Entries with chart source code:
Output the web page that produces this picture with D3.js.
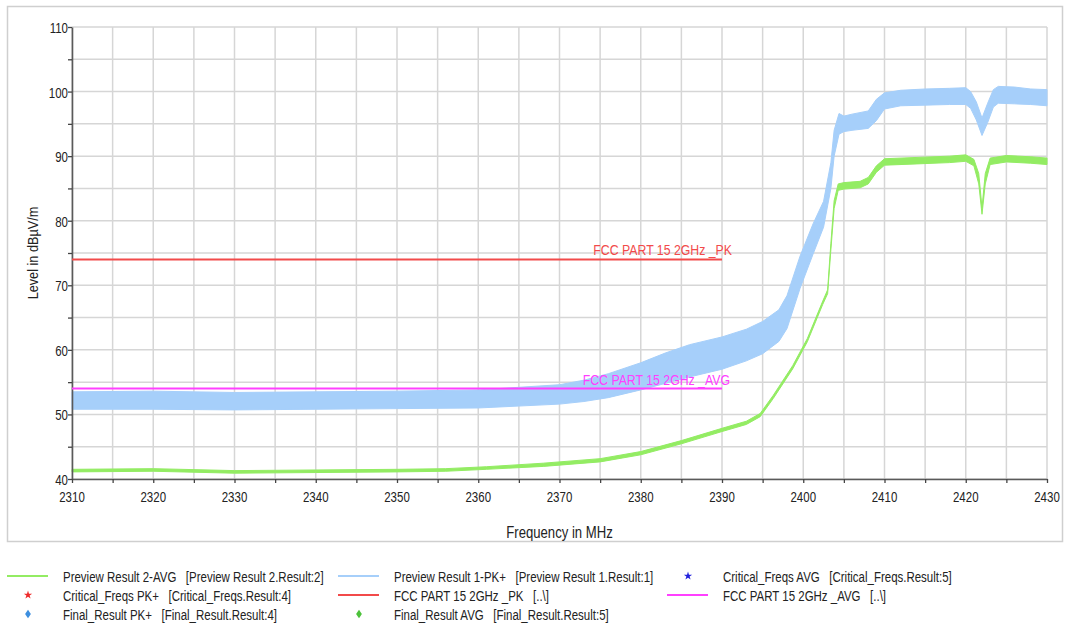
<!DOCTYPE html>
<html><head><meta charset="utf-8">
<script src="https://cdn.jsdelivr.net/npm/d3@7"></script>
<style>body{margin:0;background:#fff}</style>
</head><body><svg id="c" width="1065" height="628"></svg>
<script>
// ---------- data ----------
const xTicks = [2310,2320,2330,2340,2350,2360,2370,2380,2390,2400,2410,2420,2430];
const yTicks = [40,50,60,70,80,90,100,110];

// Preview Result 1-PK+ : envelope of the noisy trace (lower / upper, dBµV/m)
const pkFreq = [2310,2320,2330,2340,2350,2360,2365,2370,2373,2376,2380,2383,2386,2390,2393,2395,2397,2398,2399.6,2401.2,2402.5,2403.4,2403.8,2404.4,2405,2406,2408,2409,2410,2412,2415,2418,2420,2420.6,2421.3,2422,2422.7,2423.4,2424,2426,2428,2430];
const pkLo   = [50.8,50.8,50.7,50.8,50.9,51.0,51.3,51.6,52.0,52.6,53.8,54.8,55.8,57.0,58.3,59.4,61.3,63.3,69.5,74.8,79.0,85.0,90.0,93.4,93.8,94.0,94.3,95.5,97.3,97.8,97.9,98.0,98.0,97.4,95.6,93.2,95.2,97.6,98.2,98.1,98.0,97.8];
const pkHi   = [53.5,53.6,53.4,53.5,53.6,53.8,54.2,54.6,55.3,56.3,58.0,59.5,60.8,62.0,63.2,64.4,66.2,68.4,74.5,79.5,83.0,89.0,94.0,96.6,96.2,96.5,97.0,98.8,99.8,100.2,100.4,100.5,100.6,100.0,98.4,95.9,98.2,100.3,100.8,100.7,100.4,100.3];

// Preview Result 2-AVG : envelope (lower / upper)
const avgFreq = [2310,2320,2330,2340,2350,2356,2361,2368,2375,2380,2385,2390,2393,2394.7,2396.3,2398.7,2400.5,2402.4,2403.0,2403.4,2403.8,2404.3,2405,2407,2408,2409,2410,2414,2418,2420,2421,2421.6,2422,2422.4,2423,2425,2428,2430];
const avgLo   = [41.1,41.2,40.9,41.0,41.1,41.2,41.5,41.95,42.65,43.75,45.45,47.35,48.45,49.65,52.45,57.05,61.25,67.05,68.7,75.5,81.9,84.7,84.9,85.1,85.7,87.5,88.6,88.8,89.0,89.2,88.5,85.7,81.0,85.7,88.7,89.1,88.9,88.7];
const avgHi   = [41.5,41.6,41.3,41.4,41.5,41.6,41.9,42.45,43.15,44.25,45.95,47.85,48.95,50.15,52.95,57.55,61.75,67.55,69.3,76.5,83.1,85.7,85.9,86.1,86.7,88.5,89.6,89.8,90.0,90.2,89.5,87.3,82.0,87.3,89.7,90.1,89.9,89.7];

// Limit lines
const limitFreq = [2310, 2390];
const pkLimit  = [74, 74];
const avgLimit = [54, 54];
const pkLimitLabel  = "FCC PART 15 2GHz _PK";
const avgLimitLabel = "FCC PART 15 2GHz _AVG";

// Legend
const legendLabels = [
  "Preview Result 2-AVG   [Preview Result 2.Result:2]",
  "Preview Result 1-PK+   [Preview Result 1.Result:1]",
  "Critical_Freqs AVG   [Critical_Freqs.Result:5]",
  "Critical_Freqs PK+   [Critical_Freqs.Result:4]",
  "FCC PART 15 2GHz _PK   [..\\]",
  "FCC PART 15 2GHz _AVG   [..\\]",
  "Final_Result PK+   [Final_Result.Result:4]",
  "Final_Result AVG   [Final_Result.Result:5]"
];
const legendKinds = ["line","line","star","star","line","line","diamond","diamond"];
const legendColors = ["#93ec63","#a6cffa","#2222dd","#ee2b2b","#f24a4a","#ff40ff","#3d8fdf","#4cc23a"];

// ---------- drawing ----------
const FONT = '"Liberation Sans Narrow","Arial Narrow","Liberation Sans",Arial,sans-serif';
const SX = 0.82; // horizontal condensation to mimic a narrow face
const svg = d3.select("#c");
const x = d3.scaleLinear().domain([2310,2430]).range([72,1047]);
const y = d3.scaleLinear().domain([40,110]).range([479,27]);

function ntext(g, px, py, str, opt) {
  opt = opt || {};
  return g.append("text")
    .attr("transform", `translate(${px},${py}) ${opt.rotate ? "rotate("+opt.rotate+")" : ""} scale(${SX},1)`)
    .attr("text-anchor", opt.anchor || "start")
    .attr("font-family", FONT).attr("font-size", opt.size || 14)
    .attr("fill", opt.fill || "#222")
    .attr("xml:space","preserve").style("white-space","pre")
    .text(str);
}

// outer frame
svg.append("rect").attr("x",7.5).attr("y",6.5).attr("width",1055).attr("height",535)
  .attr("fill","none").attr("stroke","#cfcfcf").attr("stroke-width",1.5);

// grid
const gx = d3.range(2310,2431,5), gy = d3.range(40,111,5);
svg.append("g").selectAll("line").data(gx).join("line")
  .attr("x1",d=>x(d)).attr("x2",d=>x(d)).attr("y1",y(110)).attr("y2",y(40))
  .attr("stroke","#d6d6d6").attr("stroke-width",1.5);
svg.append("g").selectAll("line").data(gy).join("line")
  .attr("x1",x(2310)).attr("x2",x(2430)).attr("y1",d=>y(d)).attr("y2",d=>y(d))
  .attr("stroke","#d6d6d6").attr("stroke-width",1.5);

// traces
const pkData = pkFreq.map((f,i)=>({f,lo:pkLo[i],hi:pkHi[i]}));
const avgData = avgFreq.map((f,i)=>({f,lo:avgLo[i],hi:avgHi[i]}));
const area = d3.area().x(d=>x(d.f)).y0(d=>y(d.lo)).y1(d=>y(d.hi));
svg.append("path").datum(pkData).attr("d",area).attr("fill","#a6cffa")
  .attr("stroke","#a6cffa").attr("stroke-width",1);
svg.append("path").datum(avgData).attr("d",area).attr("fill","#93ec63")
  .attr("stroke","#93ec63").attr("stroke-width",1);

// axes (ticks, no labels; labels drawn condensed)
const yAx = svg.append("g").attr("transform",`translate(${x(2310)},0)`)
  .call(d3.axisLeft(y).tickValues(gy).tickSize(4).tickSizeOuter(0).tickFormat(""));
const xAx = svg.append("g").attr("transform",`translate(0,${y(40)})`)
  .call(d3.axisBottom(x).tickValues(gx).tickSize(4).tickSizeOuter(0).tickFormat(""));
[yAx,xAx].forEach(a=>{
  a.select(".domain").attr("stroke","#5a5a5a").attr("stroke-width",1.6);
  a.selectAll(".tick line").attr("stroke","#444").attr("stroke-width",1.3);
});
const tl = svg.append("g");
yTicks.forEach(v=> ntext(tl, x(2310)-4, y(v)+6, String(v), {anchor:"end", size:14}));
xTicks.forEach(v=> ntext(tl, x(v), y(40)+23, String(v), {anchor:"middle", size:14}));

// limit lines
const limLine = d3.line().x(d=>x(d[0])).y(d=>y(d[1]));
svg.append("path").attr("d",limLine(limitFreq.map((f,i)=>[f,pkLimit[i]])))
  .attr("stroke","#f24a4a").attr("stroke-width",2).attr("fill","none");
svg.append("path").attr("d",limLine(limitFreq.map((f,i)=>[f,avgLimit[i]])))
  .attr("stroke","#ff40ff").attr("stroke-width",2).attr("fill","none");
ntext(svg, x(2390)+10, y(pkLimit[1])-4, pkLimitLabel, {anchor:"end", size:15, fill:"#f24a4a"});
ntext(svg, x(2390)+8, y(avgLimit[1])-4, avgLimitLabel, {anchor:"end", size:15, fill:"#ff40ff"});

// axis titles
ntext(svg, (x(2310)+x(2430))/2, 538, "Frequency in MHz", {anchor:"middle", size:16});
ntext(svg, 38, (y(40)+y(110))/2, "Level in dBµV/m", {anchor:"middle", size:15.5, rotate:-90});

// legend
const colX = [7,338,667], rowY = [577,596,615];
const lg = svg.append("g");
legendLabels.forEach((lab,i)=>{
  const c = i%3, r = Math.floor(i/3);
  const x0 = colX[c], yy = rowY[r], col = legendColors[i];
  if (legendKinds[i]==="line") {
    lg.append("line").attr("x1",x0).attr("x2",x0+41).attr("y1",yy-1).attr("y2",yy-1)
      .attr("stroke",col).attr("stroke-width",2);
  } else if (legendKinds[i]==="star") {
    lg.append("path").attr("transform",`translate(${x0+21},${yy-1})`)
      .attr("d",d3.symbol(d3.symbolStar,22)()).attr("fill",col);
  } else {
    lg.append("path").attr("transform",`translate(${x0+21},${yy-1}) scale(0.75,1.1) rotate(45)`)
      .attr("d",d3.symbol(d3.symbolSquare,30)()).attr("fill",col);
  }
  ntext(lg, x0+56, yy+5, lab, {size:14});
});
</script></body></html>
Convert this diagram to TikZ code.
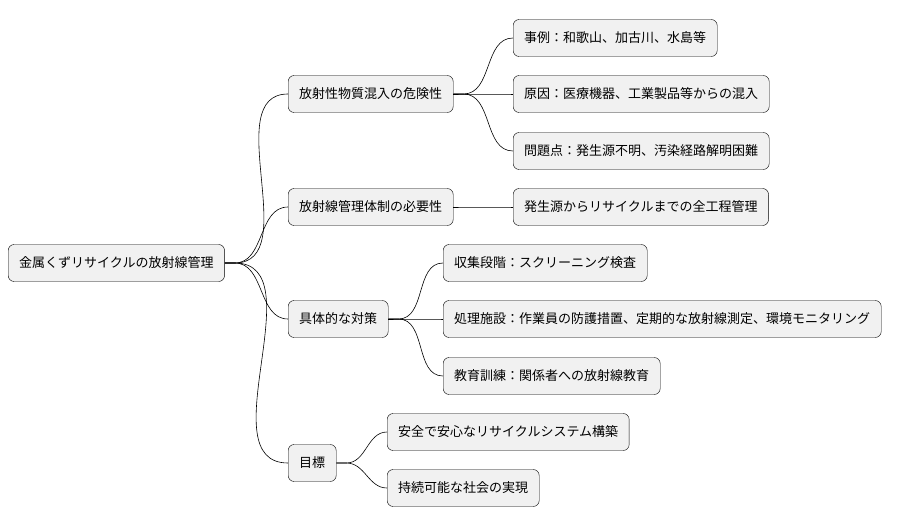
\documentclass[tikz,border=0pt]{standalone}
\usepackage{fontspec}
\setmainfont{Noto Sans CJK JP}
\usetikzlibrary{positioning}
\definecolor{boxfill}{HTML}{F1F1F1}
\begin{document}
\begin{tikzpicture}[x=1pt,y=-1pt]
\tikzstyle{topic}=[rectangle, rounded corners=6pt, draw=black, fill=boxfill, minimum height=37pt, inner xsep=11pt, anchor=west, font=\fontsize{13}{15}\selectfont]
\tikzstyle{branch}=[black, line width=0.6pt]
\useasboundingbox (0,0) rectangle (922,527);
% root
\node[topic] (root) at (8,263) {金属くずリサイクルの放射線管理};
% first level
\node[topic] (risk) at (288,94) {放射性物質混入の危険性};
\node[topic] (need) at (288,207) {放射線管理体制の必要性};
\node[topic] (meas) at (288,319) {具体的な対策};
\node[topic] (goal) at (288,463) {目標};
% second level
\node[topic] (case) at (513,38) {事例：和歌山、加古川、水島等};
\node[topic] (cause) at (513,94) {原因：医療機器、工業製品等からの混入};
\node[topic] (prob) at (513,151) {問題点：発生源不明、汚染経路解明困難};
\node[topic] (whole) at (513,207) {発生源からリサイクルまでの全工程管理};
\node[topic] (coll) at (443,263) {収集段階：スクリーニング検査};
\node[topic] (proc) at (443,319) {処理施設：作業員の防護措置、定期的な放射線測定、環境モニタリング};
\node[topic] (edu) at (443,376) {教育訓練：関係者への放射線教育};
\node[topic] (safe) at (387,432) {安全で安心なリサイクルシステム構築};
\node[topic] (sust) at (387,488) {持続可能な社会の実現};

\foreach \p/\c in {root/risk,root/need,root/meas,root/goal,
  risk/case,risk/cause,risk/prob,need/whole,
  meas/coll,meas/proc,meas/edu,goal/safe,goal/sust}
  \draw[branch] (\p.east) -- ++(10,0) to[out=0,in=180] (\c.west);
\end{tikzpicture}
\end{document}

▸ Exercise description: Show every line in the records above that contains the word "this".

▸ The answer:
Output the web page that produces this picture with D3.js.
Convert this diagram to TikZ code.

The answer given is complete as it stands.